60 seconds with Jerry Sullivan

Dialogs and Debates, Organisations — By on November 20, 2011 at 7:31 AM

 Lloyd’s is celebrating the 25th anniversary of the Lloyd’s building – one of the most forward-looking architectural feats of its time.

Modern architecture can be challenging – and not just in the aesthetic sense, says Jerry Sullivan, a specialist underwriter of architects and engineers professional liability at Beazley.

Are buildings really getting more daring or has there always been an element of ‘new wave’ architecture?
There have always been cutting edge architects whose designs were often thought of as controversial, going back to Frank Lloyd Wright (born 1867). But people’s idea of what’s controversial really just depends on the times you live in. A big difference for some of today’s daring designs, compared to 50 years ago say, is that they can actually be built at all.
The advances made in material science, especially in lightweight composite materials, means they can do so much more in terms of glass coating technology for example.
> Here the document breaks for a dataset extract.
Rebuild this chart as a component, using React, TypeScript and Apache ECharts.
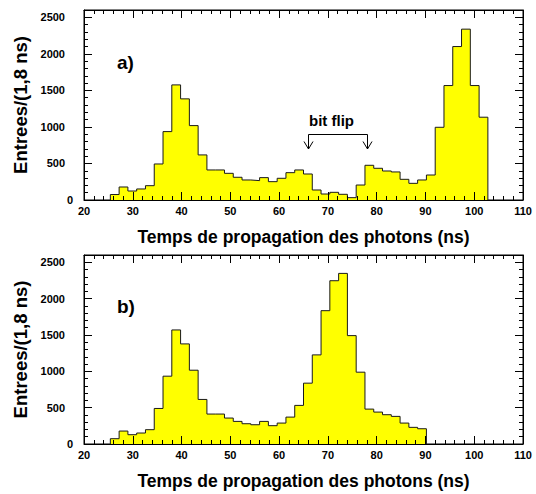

Some of architect Frank Gehry’s buildings, like the Jay Pritzker band shell in Chicago (opened in 2004) couldn’t have been constructed 50 years ago.
People have always tried to go higher and higher but the sheer scale of buildings today is another example of how far building science has advanced. The 1, 000 metre mark is about to be breached in Saudi Arabia with the Kingdom Tower (designed by Adrian Smith and Gordon Gill) I’m sure someone will eventually be shooting for a mile high building. The technology is there to build it. Whether anyone has the desire right now is another question.
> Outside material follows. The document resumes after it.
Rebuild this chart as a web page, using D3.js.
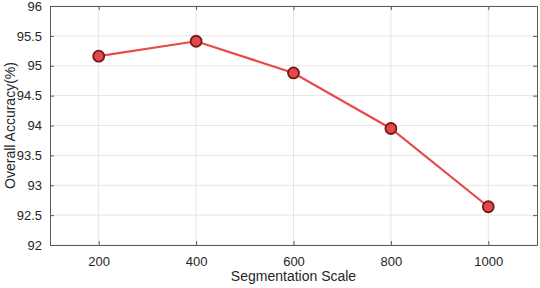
<!DOCTYPE html>
<html>
<head>
<meta charset="utf-8">
<script src="https://cdn.jsdelivr.net/npm/d3@7"></script>
<style>
  body { margin: 0; background: #fff; }
  svg { display: block; font-family: "Liberation Sans", Arial, sans-serif; }
</style>
</head>
<body>
<svg id="chart"></svg>
<script>
const scales = [200, 400, 600, 800, 1000]
const accuracy = [95.16, 95.41, 94.88, 93.95, 92.64]
const xTicks = [200, 400, 600, 800, 1000]
const yTicks = [92, 92.5, 93, 93.5, 94, 94.5, 95, 95.5, 96]

const width = 540, height = 288
const margin = {left: 50, right: 3, top: 6, bottom: 43}
const innerW = width - margin.left - margin.right
const innerH = height - margin.top - margin.bottom

const svg = d3.select("#chart").attr("width", width).attr("height", height)
const g = svg.append("g").attr("transform", `translate(${margin.left},${margin.top})`)

const x = d3.scaleLinear().domain([100, 1100]).range([0, innerW])
const y = d3.scaleLinear().domain([92, 96]).range([innerH, 0])

// grid
g.append("g").selectAll("line").data(xTicks).join("line")
    .attr("x1", d => x(d)).attr("x2", d => x(d))
    .attr("y1", 0).attr("y2", innerH)
    .attr("stroke", "#e6e6e6").attr("stroke-width", 1)
g.append("g").selectAll("line").data(yTicks).join("line")
    .attr("x1", 0).attr("x2", innerW)
    .attr("y1", d => y(d)).attr("y2", d => y(d))
    .attr("stroke", "#e6e6e6").attr("stroke-width", 1)

// axes (inward ticks, matlab style)
const axColor = "#262626"
const boxColor = "#5a5a5a"
const xAxis = g.append("g").attr("transform", `translate(0,${innerH})`)
    .call(d3.axisBottom(x).tickValues(xTicks).tickSizeInner(-4).tickSizeOuter(0).tickPadding(12).tickFormat(d3.format("d")))
const xTop = g.append("g")
    .call(d3.axisTop(x).tickValues(xTicks).tickSizeInner(-4).tickSizeOuter(0).tickFormat(""))
const yAxis = g.append("g")
    .call(d3.axisLeft(y).tickValues(yTicks).tickSizeInner(-4).tickSizeOuter(0).tickPadding(8).tickFormat(d3.format("")))
const yRight = g.append("g").attr("transform", `translate(${innerW},0)`)
    .call(d3.axisRight(y).tickValues(yTicks).tickSizeInner(-4).tickSizeOuter(0).tickFormat(""))

for (const a of [xAxis, xTop, yAxis, yRight]) {
    a.select(".domain").attr("stroke", boxColor).attr("stroke-width", 1)
    a.selectAll(".tick line").attr("stroke", boxColor)
    a.selectAll(".tick text").attr("fill", axColor).attr("font-size", 13)
        .attr("font-family", "Liberation Sans, Arial, sans-serif")
}

// line
const line = d3.line().x((d, i) => x(scales[i])).y(d => y(d))
g.append("path")
    .attr("fill", "none")
    .attr("stroke", "#e8494b")
    .attr("stroke-width", 2.2)
    .attr("d", line(accuracy))

g.append("g").selectAll("circle").data(accuracy).join("circle")
    .attr("cx", (d, i) => x(scales[i]))
    .attr("cy", d => y(d))
    .attr("r", 5.5)
    .attr("fill", "#e04a4c")
    .attr("stroke", "#7a1616")
    .attr("stroke-width", 1.8)

// labels
svg.append("text")
    .attr("x", margin.left + innerW / 2)
    .attr("y", 281)
    .attr("text-anchor", "middle")
    .attr("font-size", 14)
    .attr("fill", axColor)
    .text("Segmentation Scale")

svg.append("text")
    .attr("transform", `translate(15,${margin.top + innerH / 2}) rotate(-90)`)
    .attr("text-anchor", "middle")
    .attr("font-size", 14)
    .attr("fill", axColor)
    .text("Overall Accuracy(%)")
</script>
</body>
</html>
What are your favourite unorthodox or controversial buildings?
I think you see the most radical design in museums of arts and sciences: the Guggenheim in New York is a wonderful building – designed by Frank Lloyd Wright – and the Guggenheim in Bilbao by Frank Gehry is another of my favourites. The Shard, by Renzo Piano, is quite a controversial building for its position in central London and scale – at 310m it will be the tallest building in the EU – but it will be quite stunning when it is finished next year. I also like the so-called Dancing Building in downtown Prague, designed by Vlado Milanic with Frank Gehry.
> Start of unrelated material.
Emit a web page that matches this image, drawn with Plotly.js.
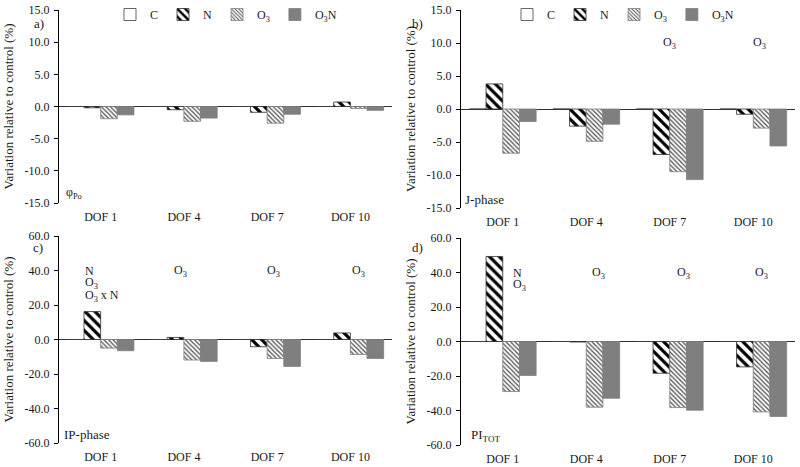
<!DOCTYPE html>
<html>
<head>
<meta charset="utf-8">
<script src="https://cdn.plot.ly/plotly-3.0.1.min.js"></script>
<style>
  html, body { margin: 0; padding: 0; background: #fff; }
  #chart { width: 800px; height: 467px; }
</style>
</head>
<body>
<div id="chart"></div>
<script>
/* ----------------- data ----------------- */
var categories = ['DOF 1', 'DOF 4', 'DOF 7', 'DOF 10'];
var seriesNames = ['C', 'N', 'O<sub>3</sub>', 'O<sub>3</sub>N'];

// a) phi Po
var phiC   = [0, 0, 0, 0];
var phiN   = [-0.2, -0.5, -0.9, 0.7];
var phiO3  = [-1.9, -2.3, -2.6, -0.3];
var phiO3N = [-1.3, -1.8, -1.2, -0.6];

// b) J-phase
var jC   = [0, 0, 0, 0];
var jN   = [3.8, -2.6, -6.9, -0.8];
var jO3  = [-6.7, -4.9, -9.5, -2.9];
var jO3N = [-1.9, -2.3, -10.7, -5.6];

// c) IP-phase
var ipC   = [0, 0, 0, 0];
var ipN   = [16.2, 1.2, -4.2, 3.8];
var ipO3  = [-5.0, -11.9, -11.0, -8.7];
var ipO3N = [-6.5, -12.7, -15.6, -11.0];

// d) PI TOT
var piC   = [0, 0, 0, 0];
var piN   = [49.3, -0.3, -18.4, -14.7];
var piO3  = [-29.0, -38.1, -38.3, -40.8];
var piO3N = [-19.7, -32.9, -39.8, -43.5];

// tick labels (hyphen minus like the original)
var smallTicks = [-15, -10, -5, 0, 5, 10, 15];
var smallTickText = ['-15.0', '-10.0', '-5.0', '0.0', '5.0', '10.0', '15.0'];
var bigTicks = [-60, -40, -20, 0, 20, 40, 60];
var bigTickText = ['-60.0', '-40.0', '-20.0', '0.0', '20.0', '40.0', '60.0'];

/* ----------------- helpers ----------------- */
var W = 800, H = 467;
function px(x) { return x / W; }
function py(y) { return 1 - y / H; }

var FONT = '"Liberation Serif", "Times New Roman", serif';
var INK = '#1a1a1a';

var styles = [
  {color: '#ffffff', line: {color: '#404040', width: 0.8}},
  {color: '#ffffff', line: {color: '#303030', width: 0.8},
   pattern: {shape: '\\', fgcolor: '#000000', bgcolor: '#ffffff', size: 7, solidity: 0.45}},
  {color: '#ffffff', line: {color: '#808080', width: 0.8},
   pattern: {shape: '\\', fgcolor: '#555555', bgcolor: '#ffffff', size: 3.2, solidity: 0.4}},
  {color: '#7f7f7f', line: {color: '#7f7f7f', width: 0.8}}
];

function panelTraces(vals, ax, legendName, show) {
  var out = [];
  for (var i = 0; i < vals.length; i++) {
    var s = styles[i];
    var marker = {color: s.color, line: s.line};
    if (s.pattern) marker.pattern = s.pattern;
    out.push({
      type: 'bar',
      name: seriesNames[i],
      x: categories,
      y: vals[i],
      xaxis: 'x' + ax,
      yaxis: 'y' + ax,
      marker: marker,
      showlegend: show,
      legend: legendName
    });
  }
  return out;
}

var data = []
  .concat(panelTraces([phiC, phiN, phiO3, phiO3N], '', 'legend', true))
  .concat(panelTraces([jC, jN, jO3, jO3N], '2', 'legend2', true))
  .concat(panelTraces([ipC, ipN, ipO3, ipO3N], '3', 'legend', false))
  .concat(panelTraces([piC, piN, piO3, piO3N], '4', 'legend', false));

function xAxis(domain, anchor) {
  return {
    domain: domain, anchor: anchor,
    type: 'category',
    showline: false, ticks: '', showgrid: false, zeroline: false,
    tickfont: {family: FONT, size: 12, color: INK},
    ticklabelstandoff: 5,
    fixedrange: true
  };
}
function yAxis(domain, anchor, range, tv, tt) {
  return {
    domain: domain, anchor: anchor,
    range: range,
    tickvals: tv, ticktext: tt,
    showline: true, linecolor: '#000', linewidth: 1,
    ticks: 'outside', ticklen: 4, tickcolor: '#000', tickwidth: 1,
    ticklabelstandoff: 2,
    showgrid: false,
    zeroline: true, zerolinecolor: '#303030', zerolinewidth: 1,
    tickfont: {family: FONT, size: 12, color: INK},
    title: {text: 'Variation relative to control (%)', font: {family: FONT, size: 13, color: INK}, standoff: 8},
    automargin: false,
    fixedrange: true
  };
}

var xa = [px(59), px(392)], xb = [px(461), px(795)];

var ann = [];
function note(text, x, y, opts) {
  var a = {text: text, x: x, y: y, showarrow: false,
           font: {family: FONT, size: 12, color: INK}, xanchor: 'center', yanchor: 'middle'};
  for (var k in opts) a[k] = opts[k];
  ann.push(a);
}
var bigFont = {family: FONT, size: 13, color: INK};
// panel letters
note('a)', px(39), py(24), {xref: 'paper', yref: 'paper', font: bigFont});
note('b)', px(417), py(24), {xref: 'paper', yref: 'paper', font: bigFont});
note('c)', px(38), py(247), {xref: 'paper', yref: 'paper', font: bigFont});
note('d)', px(417), py(247), {xref: 'paper', yref: 'paper', font: bigFont});
// parameter names
note('φ<sub>Po</sub>', px(64), py(193), {xref: 'paper', yref: 'paper', xanchor: 'left'});
note('J-phase', px(463), py(199), {xref: 'paper', yref: 'paper', xanchor: 'left', font: bigFont});
note('IP-phase', px(62), py(434), {xref: 'paper', yref: 'paper', xanchor: 'left', font: bigFont});
note('PI<sub>TOT</sub>', px(469), py(435), {xref: 'paper', yref: 'paper', xanchor: 'left', font: bigFont});
// significance labels
var O3 = 'O<sub>3</sub>';
note(O3, 'DOF 7', 10, {xref: 'x2', yref: 'y2'});
note(O3, 'DOF 10', 10, {xref: 'x2', yref: 'y2', xshift: 6});
note('N', 'DOF 1', 40, {xref: 'x3', yref: 'y3', xanchor: 'left', xshift: -18});
note(O3, 'DOF 1', 40, {xref: 'x3', yref: 'y3', xanchor: 'left', xshift: -18, yshift: -12.5});
note(O3 + ' x N', 'DOF 1', 40, {xref: 'x3', yref: 'y3', xanchor: 'left', xshift: -18, yshift: -25});
note(O3, 'DOF 4', 40, {xref: 'x3', yref: 'y3', xshift: -3});
note(O3, 'DOF 7', 40, {xref: 'x3', yref: 'y3', xshift: 6});
note(O3, 'DOF 10', 40, {xref: 'x3', yref: 'y3', xshift: 8});
note('N', 'DOF 1', 40, {xref: 'x4', yref: 'y4', xanchor: 'left', xshift: 8});
note(O3, 'DOF 1', 40, {xref: 'x4', yref: 'y4', xanchor: 'left', xshift: 8, yshift: -12.5});
note(O3, 'DOF 4', 40, {xref: 'x4', yref: 'y4', xshift: 12});
note(O3, 'DOF 7', 40, {xref: 'x4', yref: 'y4', xshift: 14});
note(O3, 'DOF 10', 40, {xref: 'x4', yref: 'y4', xshift: 8});

var legendStyle = {
  orientation: 'h', xanchor: 'center', yanchor: 'top',
  font: {family: FONT, size: 12, color: INK},
  bgcolor: 'rgba(0,0,0,0)', borderwidth: 0,
  itemwidth: 30, traceorder: 'normal'
};
var legendA = Object.assign({x: px(226), y: 1.0}, legendStyle);
var legendB = Object.assign({x: px(623), y: 1.0}, legendStyle);

var layout = {
  width: W, height: H,
  margin: {l: 0, r: 0, t: 0, b: 0},
  paper_bgcolor: '#fff', plot_bgcolor: '#fff',
  barmode: 'group', bargap: 0.2, bargroupgap: 0,
  font: {family: FONT, color: INK},
  xaxis: xAxis(xa, 'y'),
  yaxis: yAxis([py(203), py(10)], 'x', [-15, 15], smallTicks, smallTickText),
  xaxis2: xAxis(xb, 'y2'),
  yaxis2: yAxis([py(208), py(10)], 'x2', [-15, 15], smallTicks, smallTickText),
  xaxis3: xAxis(xa, 'y3'),
  yaxis3: yAxis([py(443), py(236)], 'x3', [-60, 60], bigTicks, bigTickText),
  xaxis4: xAxis(xb, 'y4'),
  yaxis4: yAxis([py(445), py(238)], 'x4', [-60, 60], bigTicks, bigTickText),
  legend: legendA,
  legend2: legendB,
  annotations: ann
};

Plotly.newPlot('chart', data, layout, {displayModeBar: false, staticPlot: true});
</script>
</body>
</html>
Have A&E (Architects & Engineers) professional liability risks evolved/grown with the demands of modern architecture? How so?
Risks increase with unorthodox designs simply because they are harder to put together and are more expensive. Contractors sometimes run into technical problems building them, which increases costs to owners, which drives claims. But essentially when unorthodox buildings are hard to put together we see the age old problem – they leak. And when buildings leak, that creates a whole host of issues.
Not only do ‘constructability’ problems arise but traditional HVAC (Heating, Ventilation, Air Conditioning) issues often produce professional liability claims: how the glass coating changes the environment in the building, for example, or how the curtain wall design affects the interior.
Another side-effect of advances made in technology is that buildings are often very tight these days and little air comes in naturally. That means HVAC systems have to do their job properly.
So we see some buildings are too leaky and others that are too tight! And in a sense, the types of claims we see haven’t change that much over the years as a result. They are to do with water intrusion and cost overruns for example. But these problems are often amplified in buildings that have a radical design, especially where new materials and technologies are used. That said, we see plenty of claims on buildings that are not radical at all.

But radical architects are still insurable?
When an insurer is underwriting a firm of architects that produces ‘signature’ designs, the underwriters will be familiar with the practice’s portfolio and how well they have performed in the past. We look at how they control their risks as well as what type of buildings they produce and where. There’s a lot to consider including contracts, risk management and staff development, for example. I don’t really need to know precise technical detail about their designs: I’m more interested in the architect’s history and where the practice’s buildings are. If they are building in the US, that’s obviously a concern because it is a more litigious environment.

What’s the liability environment like for Architects & Engineers today?
Architects especially are exposed to the economic downturn because contractors and owners are struggling and they are looking to recoup their costs. So we have seen an increase in claims frequency and claims size on Architects & Engineers coverages partly because of the downturn in the economy. At this point in the recession distressed owners and developers are less willing to settle or walk away from a dispute. Early on in the downturn, claims settled quicker because cash-strapped developers wanted funds. Now they are holding out to get the maximum they can.

Speaking as an occupant, do you think the Lloyd’s building “works”?
I came over from the States 18 months ago and I love working in the Lloyd’s building. I’m on the ground floor and the space is amazing. The open floor plan, and the way people circulate around it, creates so much energy. It is phenomenal.